RICHMOND, Calif., Sept. 23, 2013 /PRNewswire/ -- Sangamo BioSciences, Inc. (Nasdaq: SGMO) today announced the closing of its previously announced underwritten public offering of 6,100,000 shares of its common stock, as well as 915,000 additional shares of its common stock pursuant to the full exercise of the over-allotment option granted to the underwriters.
The shares were sold at the public offering price of $10.58 per share, the last closing price of the stock on the date immediately prior to pricing. This brings the aggregate gross proceeds from the offering to approximately $74.2 million, before deducting underwriting discounts and commissions and other offering expenses.
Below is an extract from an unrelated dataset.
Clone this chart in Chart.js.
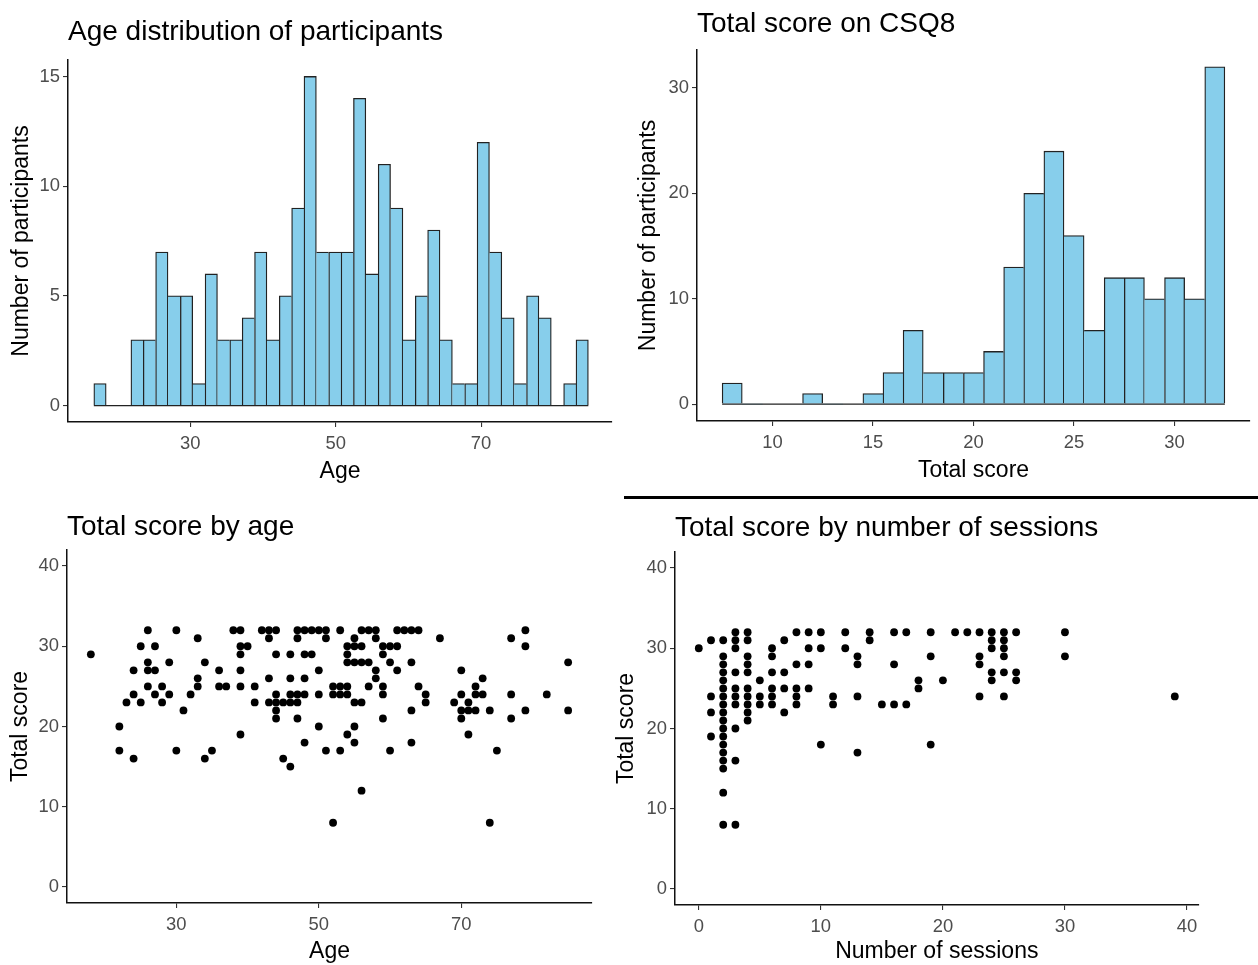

Lazard Capital Markets LLC, JMP Securities LLC and Piper Jaffray & Co. acted as joint book-running managers and Cowen and Company, LLC acted as co-lead manager for the offering.The shares described above were issued pursuant to a prospectus supplement and accompanying prospectus, all as filed as part of a shelf registration statement on Form S-3 previously filed with and declared effective by the Securities and Exchange Commission ("SEC"). The company filed a final prospectus supplement relating to the offering with the SEC on September 19, 2013, which is available along with the accompanying prospectus filed with the SEC in connection with the shelf registration, on the SEC's website at www.sec.gov. Copies of the final prospectus supplement and the accompanying prospectus may be obtained by sending a request to: Lazard Capital Markets LLC, 30 Rockefeller Plaza, 60th Floor, New York, NY 10020, or via telephone at 800-542-0970; or JMP Securities LLC, Attention: Prospectus Department, 600 Montgomery Street, 10th Floor, San Francisco, CA 94111, or via telephone at 415-835-8985; or Piper Jaffray & Co., Attention: Prospectus Department, 800 Nicollet Mall, J12S03, Minneapolis, MN 55402, or via telephone at 800-747-3924. This press release does not constitute an offer to sell or a solicitation of an offer to buy any securities of Sangamo, nor shall there be any sale of securities in any state or jurisdiction in which such an offer, solicitation or sale would be unlawful prior to registration or qualification under the securities laws of any such state or jurisdiction. This press release is being issued pursuant to and in accordance with Rule 134 under the Securities Act of 1933, as amended.